5. RAPTI. The word could be taken to mean 'dead'; compare xvi 1 'Nasonis ... rapti', where the context shows this is the meaning, and EP I ix 1-2 (to Cotta Maximus) 'Quae mihi de rapto tua uenit epistula Celso, / protinus est lacrimis umida facta meis'. For the similarly ambiguous use of ademptus, see at vi 49 qui me doluistis ademptum ([p 243]).
6. QVOD QVERERERE. For the phrase, compare Am I iv 23-24 (Ovid is listing the signals his girl should use at the dinner-table) 'si quid erit de me tacita quod mente queraris, / pendeat extrema mollis ab aure manus', Tr V i 37 (of Fortune) 'quod querar, illa mihi pleno de fonte ministrat', Her XIX 79, and Her XX 34 & 94.

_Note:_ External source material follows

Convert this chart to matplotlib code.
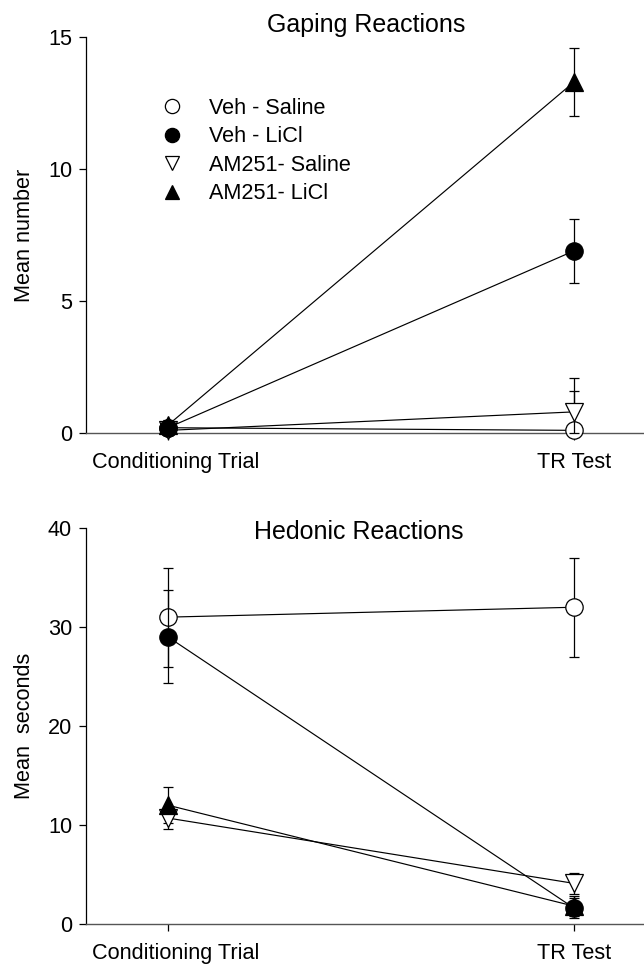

7-8. PVDICA / CONIVGE. Being pudica, she deserved to survive—Professor E. Fantham points out to me here Ovid's use of what could be called the quid profuit topic.
The reference to Gallio's wife seems rather cool in tone. For some very warm descriptions of recently deceased wives, see Lattimore 275-80.
8. NON HABVERE NEFAS. This sense of habere, very common in prose, does not seem to occur elsewhere in Ovid; but Professor R. J. Tarrant cites Aen V 49-50 'dies ... adest quem semper acerbum, / semper honoratum ... habebo'.